Dalam perkara yang akan disidang nanti baru ada tersangka, yakni mantan Direktur Pengelola Informasi Administrasi Kependudukan Direktorat Jenderal Kependudukan dan Pencatatan Sipil Kementerian Dalam Negeri Sugiharto dan mantan Direktur Jenderal Kependudukan dan Pencatatan Sipil Kementerian Dalam Negeri Irman. Keduanya dikenakan Pasal 2 atau 3 Undang-Undang Nomor 20 Tahun 2001 tentang Pemberantasan Tindak Pidana Korupsi juncto Pasal 55 KUHAP.
Namun, sebenarnya, omong besar KPK di bawah kepemimpinan Agus sudah dimulai sejak beberapa bulan lalu. Pada awal November 2016 lalu, Wakil Ketua KPK Laode M. Syarif mengungkapkan, tidak menutup kemungkinan akan ada tersangka baru dalam kasus ini. “Kami lagi mengerjakannya dengan sangat hati-hati tapi cepat dan teliti. Jadi sabar sajalah.

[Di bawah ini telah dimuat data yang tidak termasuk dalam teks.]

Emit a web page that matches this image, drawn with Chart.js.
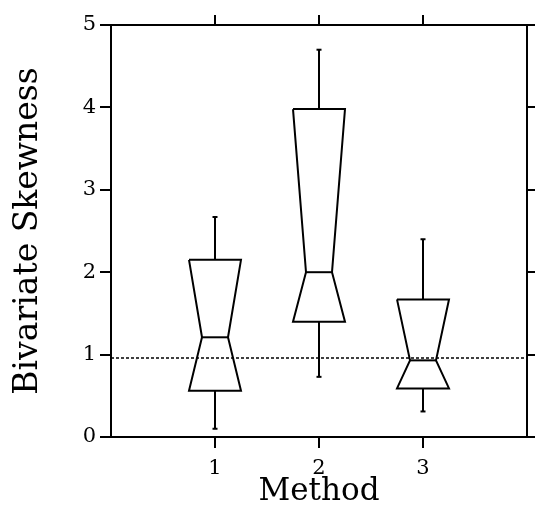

Tersangka baru pasti ada, tergantung bukti saja nanti gimana,” tutur Syarif, 9 November 2016.
Bahkan, Wakil Ketua KPK Basaria Panjaitan sudah menyatakan hal senada juga pada 7 Oktober 2016. Pernyataan itu dibuat setelah mantan Bendahara Umum Partai Demokrat Muhammad Nazaruddin dikeluarkan dari sel penjara dan dibawa ke kantor KPK untuk diperiksa sebagai untuk tersangka Sugiharto, yang adalah mantan Direktur Pengelola Informasi Administrasi Kependudukan Direktorat Jenderal Kependudukan dan Catatan Sipil Kementerian Dalam Negeri, yang merupakan pejabat pembuat komitmen. Sugiharto ditetapkan sebagai tersangka sejak tahun 2014 lalu.

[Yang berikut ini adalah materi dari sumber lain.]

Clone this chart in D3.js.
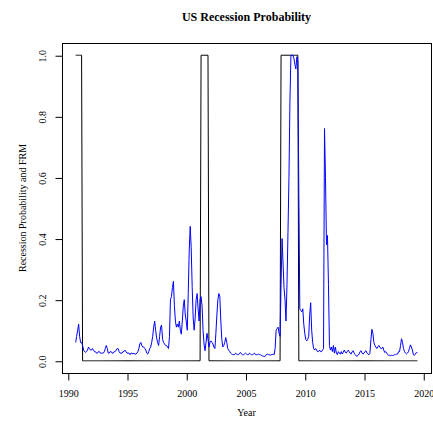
<!DOCTYPE html>
<html>
<head>
<meta charset="utf-8">
<script src="https://cdn.jsdelivr.net/npm/d3@7"></script>
<style>
  html, body { margin: 0; padding: 0; background: #fff; }
  svg { display: block; }
  text { font-family: "Liberation Serif", "Times New Roman", serif; fill: #000; }
</style>
</head>
<body>
<svg id="chart" width="433" height="428"></svg>
<script>
// ---- data (monthly, Sep 1990 .. Jul 2019) ----
const startYear = 1990;
const startMonth = 9; // September

// FRM-based recession probability (blue), one value per month
const frm = [
  /*1990*/ 0.06, 0.08, 0.10, 0.12,
  /*1991*/ 0.08, 0.06, 0.06, 0.05, 0.035, 0.03, 0.028, 0.03, 0.035, 0.045, 0.04, 0.035,
  /*1992*/ 0.035, 0.04, 0.035, 0.03, 0.03, 0.025, 0.025, 0.03, 0.03, 0.025, 0.025, 0.025,
  /*1993*/ 0.025, 0.03, 0.04, 0.05, 0.04, 0.025, 0.025, 0.03, 0.03, 0.025, 0.025, 0.03,
  /*1994*/ 0.03, 0.035, 0.04, 0.04, 0.03, 0.025, 0.025, 0.025, 0.03, 0.03, 0.035, 0.03,
  /*1995*/ 0.025, 0.025, 0.025, 0.02, 0.025, 0.025, 0.022, 0.025, 0.022, 0.022, 0.025, 0.03,
  /*1996*/ 0.04, 0.055, 0.06, 0.05, 0.045, 0.045, 0.04, 0.035, 0.025, 0.022, 0.03, 0.04,
  /*1997*/ 0.045, 0.06, 0.08, 0.11, 0.13, 0.10, 0.075, 0.06, 0.05, 0.08, 0.11, 0.117,
  /*1998*/ 0.07, 0.06, 0.055, 0.05, 0.05, 0.045, 0.04, 0.08, 0.20, 0.21, 0.24, 0.26,
  /*1999*/ 0.18, 0.13, 0.11, 0.12, 0.11, 0.13, 0.10, 0.087, 0.13, 0.18, 0.20, 0.15,
  /*2000*/ 0.13, 0.10, 0.22, 0.36, 0.44, 0.37, 0.24, 0.14, 0.10, 0.14, 0.20, 0.22,
  /*2001*/ 0.17, 0.13, 0.20, 0.21, 0.18, 0.10, 0.055, 0.033, 0.06, 0.09, 0.07, 0.045,
  /*2002*/ 0.06, 0.065, 0.06, 0.055, 0.045, 0.04, 0.09, 0.15, 0.20, 0.22, 0.21, 0.13,
  /*2003*/ 0.07, 0.045, 0.05, 0.06, 0.076, 0.06, 0.04, 0.035, 0.03, 0.025, 0.022, 0.02,
  /*2004*/ 0.02, 0.02, 0.025, 0.022, 0.02, 0.02, 0.025, 0.027, 0.022, 0.02, 0.02, 0.022,
  /*2005*/ 0.025, 0.022, 0.02, 0.02, 0.025, 0.022, 0.02, 0.02, 0.022, 0.025, 0.02, 0.02,
  /*2006*/ 0.02, 0.022, 0.02, 0.02, 0.018, 0.016, 0.015, 0.014, 0.015, 0.02, 0.022, 0.02,
  /*2007*/ 0.02, 0.018, 0.02, 0.02, 0.022, 0.02, 0.04, 0.10, 0.105, 0.11, 0.09, 0.08,
  /*2008*/ 0.25, 0.40, 0.32, 0.24, 0.20, 0.13, 0.25, 0.42, 0.60, 0.85, 1.00, 1.00,
  /*2009*/ 1.00, 0.99, 0.97, 0.955, 0.995, 0.98, 0.55, 0.17, 0.165, 0.16, 0.17, 0.12,
  /*2010*/ 0.09, 0.07, 0.065, 0.07, 0.08, 0.15, 0.19, 0.10, 0.06, 0.04, 0.035, 0.04,
  /*2011*/ 0.035, 0.03, 0.03, 0.035, 0.03, 0.03, 0.035, 0.04, 0.76, 0.60, 0.38, 0.41,
  /*2012*/ 0.25, 0.05, 0.035, 0.045, 0.03, 0.05, 0.025, 0.045, 0.025, 0.02, 0.03, 0.025,
  /*2013*/ 0.022, 0.03, 0.022, 0.028, 0.035, 0.028, 0.025, 0.03, 0.035, 0.03, 0.025, 0.022,
  /*2014*/ 0.03, 0.033, 0.025, 0.02, 0.016, 0.015, 0.018, 0.022, 0.03, 0.033, 0.025, 0.022,
  /*2015*/ 0.025, 0.03, 0.033, 0.025, 0.022, 0.02, 0.025, 0.07, 0.103, 0.09, 0.06, 0.05,
  /*2016*/ 0.045, 0.04, 0.045, 0.05, 0.045, 0.04, 0.04, 0.045, 0.035, 0.027, 0.03, 0.025,
  /*2017*/ 0.02, 0.018, 0.018, 0.017, 0.018, 0.017, 0.018, 0.02, 0.02, 0.022, 0.022, 0.03,
  /*2018*/ 0.03, 0.05, 0.072, 0.06, 0.04, 0.03, 0.025, 0.022, 0.025, 0.03, 0.04, 0.052,
  /*2019*/ 0.045, 0.035, 0.02, 0.018, 0.022, 0.027, 0.027
];

// NBER recession indicator (black), one value per month
const recession = [
  /*1990*/ 1, 1, 1, 1,
  /*1991*/ 1, 1, 1, 0, 0, 0, 0, 0, 0, 0, 0, 0,
  /*1992*/ 0, 0, 0, 0, 0, 0, 0, 0, 0, 0, 0, 0,
  /*1993*/ 0, 0, 0, 0, 0, 0, 0, 0, 0, 0, 0, 0,
  /*1994*/ 0, 0, 0, 0, 0, 0, 0, 0, 0, 0, 0, 0,
  /*1995*/ 0, 0, 0, 0, 0, 0, 0, 0, 0, 0, 0, 0,
  /*1996*/ 0, 0, 0, 0, 0, 0, 0, 0, 0, 0, 0, 0,
  /*1997*/ 0, 0, 0, 0, 0, 0, 0, 0, 0, 0, 0, 0,
  /*1998*/ 0, 0, 0, 0, 0, 0, 0, 0, 0, 0, 0, 0,
  /*1999*/ 0, 0, 0, 0, 0, 0, 0, 0, 0, 0, 0, 0,
  /*2000*/ 0, 0, 0, 0, 0, 0, 0, 0, 0, 0, 0, 0,
  /*2001*/ 0, 0, 0, 1, 1, 1, 1, 1, 1, 1, 1, 0,
  /*2002*/ 0, 0, 0, 0, 0, 0, 0, 0, 0, 0, 0, 0,
  /*2003*/ 0, 0, 0, 0, 0, 0, 0, 0, 0, 0, 0, 0,
  /*2004*/ 0, 0, 0, 0, 0, 0, 0, 0, 0, 0, 0, 0,
  /*2005*/ 0, 0, 0, 0, 0, 0, 0, 0, 0, 0, 0, 0,
  /*2006*/ 0, 0, 0, 0, 0, 0, 0, 0, 0, 0, 0, 0,
  /*2007*/ 0, 0, 0, 0, 0, 0, 0, 0, 0, 0, 0, 0,
  /*2008*/ 1, 1, 1, 1, 1, 1, 1, 1, 1, 1, 1, 1,
  /*2009*/ 1, 1, 1, 1, 1, 1, 0, 0, 0, 0, 0, 0,
  /*2010*/ 0, 0, 0, 0, 0, 0, 0, 0, 0, 0, 0, 0,
  /*2011*/ 0, 0, 0, 0, 0, 0, 0, 0, 0, 0, 0, 0,
  /*2012*/ 0, 0, 0, 0, 0, 0, 0, 0, 0, 0, 0, 0,
  /*2013*/ 0, 0, 0, 0, 0, 0, 0, 0, 0, 0, 0, 0,
  /*2014*/ 0, 0, 0, 0, 0, 0, 0, 0, 0, 0, 0, 0,
  /*2015*/ 0, 0, 0, 0, 0, 0, 0, 0, 0, 0, 0, 0,
  /*2016*/ 0, 0, 0, 0, 0, 0, 0, 0, 0, 0, 0, 0,
  /*2017*/ 0, 0, 0, 0, 0, 0, 0, 0, 0, 0, 0, 0,
  /*2018*/ 0, 0, 0, 0, 0, 0, 0, 0, 0, 0, 0, 0,
  /*2019*/ 0, 0, 0, 0, 0, 0, 0
];

const xTicks = [1990, 1995, 2000, 2005, 2010, 2015, 2020];
const yTicks = [0.0, 0.2, 0.4, 0.6, 0.8, 1.0];

const title = "US Recession Probability";
const xLabel = "Year";
const yLabel = "Recession Probability and FRM";

// ---- layout ----
const svg = d3.select("#chart");
const plot = { left: 62, right: 431, top: 43, bottom: 373 };

const t = i => startYear + (startMonth - 1) / 12 + i / 12;
const n = Math.min(frm.length, recession.length);
const tMin = t(0), tMax = t(n - 1);
const xPad = (tMax - tMin) * 0.04;

const x = d3.scaleLinear().domain([tMin - xPad, tMax + xPad]).range([plot.left, plot.right]);
const y = d3.scaleLinear().domain([-0.04, 1.04]).range([plot.bottom, plot.top]);

// recession step line
const line = d3.line().x(d => x(d.t)).y(d => y(d.v));
const recData = recession.map((v, i) => ({ t: t(i), v }));
const frmData = frm.map((v, i) => ({ t: t(i), v }));

svg.append("path")
  .attr("d", line(recData))
  .attr("fill", "none")
  .attr("stroke", "#000")
  .attr("stroke-width", 1);

svg.append("path")
  .attr("d", line(frmData))
  .attr("fill", "none")
  .attr("stroke", "#0000ff")
  .attr("stroke-width", 1)
  .attr("stroke-linejoin", "round");

// box
svg.append("rect")
  .attr("x", plot.left + 0.5).attr("y", plot.top + 0.5)
  .attr("width", plot.right - plot.left).attr("height", plot.bottom - plot.top)
  .attr("fill", "none").attr("stroke", "#000").attr("stroke-width", 1);

// x axis
const xAxis = d3.axisBottom(x).tickValues(xTicks).tickSize(7).tickPadding(10)
  .tickFormat(d3.format("d"));
const gx = svg.append("g").attr("transform", `translate(0.5,${plot.bottom + 0.5})`).call(xAxis);
gx.select(".domain").remove();
gx.selectAll(".tick line").attr("stroke", "#000");
gx.selectAll(".tick text").attr("font-size", 10).attr("dy", null).attr("y", 23.5)
  .style("font-family", "'Liberation Serif', serif");

// y axis
const yAxis = d3.axisLeft(y).tickValues(yTicks).tickSize(7).tickFormat(d3.format(".1f"));
const gy = svg.append("g").attr("transform", `translate(${plot.left + 0.5},0.5)`).call(yAxis);
gy.select(".domain").remove();
gy.selectAll(".tick line").attr("stroke", "#000");
gy.selectAll(".tick text")
  .attr("font-size", 10)
  .attr("x", null).attr("dy", null)
  .attr("text-anchor", "middle")
  .attr("transform", "translate(-17,0) rotate(-90)")
  .style("font-family", "'Liberation Serif', serif");

// title
svg.append("text")
  .attr("x", (plot.left + plot.right) / 2).attr("y", 20.5)
  .attr("text-anchor", "middle")
  .attr("font-size", 12).attr("font-weight", "bold")
  .text(title);

// x label
svg.append("text")
  .attr("x", (plot.left + plot.right) / 2).attr("y", 416)
  .attr("text-anchor", "middle")
  .attr("font-size", 10)
  .text(xLabel);

// y label
svg.append("text")
  .attr("transform", `translate(26,${(plot.top + plot.bottom) / 2}) rotate(-90)`)
  .attr("text-anchor", "middle")
  .attr("font-size", 10)
  .text(yLabel);
</script>
</body>
</html>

Sehari setelah Nazar diperiksa, penyidik KPK menetapkan Mantan Direktur Jenderal Kependudukan dan Pencatatan Sipil Kementerian Dalam Negeri Irman menjadi tersangka baru. “Penyidik telah menemukan dua alat bukti untuk menetapkan IR selaku mantan Dirjen Kemendagri sebagai tersangka,” ungkap Pelaksana Harian Kepala Biro Humas KPK Yuyuk Andriati, 30 September 2016.
Kepada wartawan, Nazar juga mengungkapkan soal keterlibatan Gamawan Fauzi ketika menjadi Menteri Dalam Negeri dan adiknya. “Masalah mark up tentang proyek e-KTP terus uang mengalir ke Irman mengalir ke Mendagri,” ujar Nazar. KPK, tambahnya, sudah punya data soal berapa besar uang yang diterima Gamawan terkait dugaan korupsi di proyek tersebut.
Nazar juga menyebut nama Ketua Umum Partai Golkar Setya Novanto “tersiram” uang dari proyek ini. “Pembagian uangnya yag dikoordinasikan oleh Setya Novanto,” katanya. Proyek e-KTP, lanjutnya, dikendalikan penuh oleh mantan Ketua Umum Partai Demokrat Anas Urbaningrum dan Setya Novanto. Nazar mengaku menjadi pelaksana di lapangan bersama Andi Saptinus atau Andi Agustinus atau Andi Naragong.
Petinggi di Komisi II DPR, menurut Nazar, juga terlibat. Tapi, ia tak mau menyebut namanya.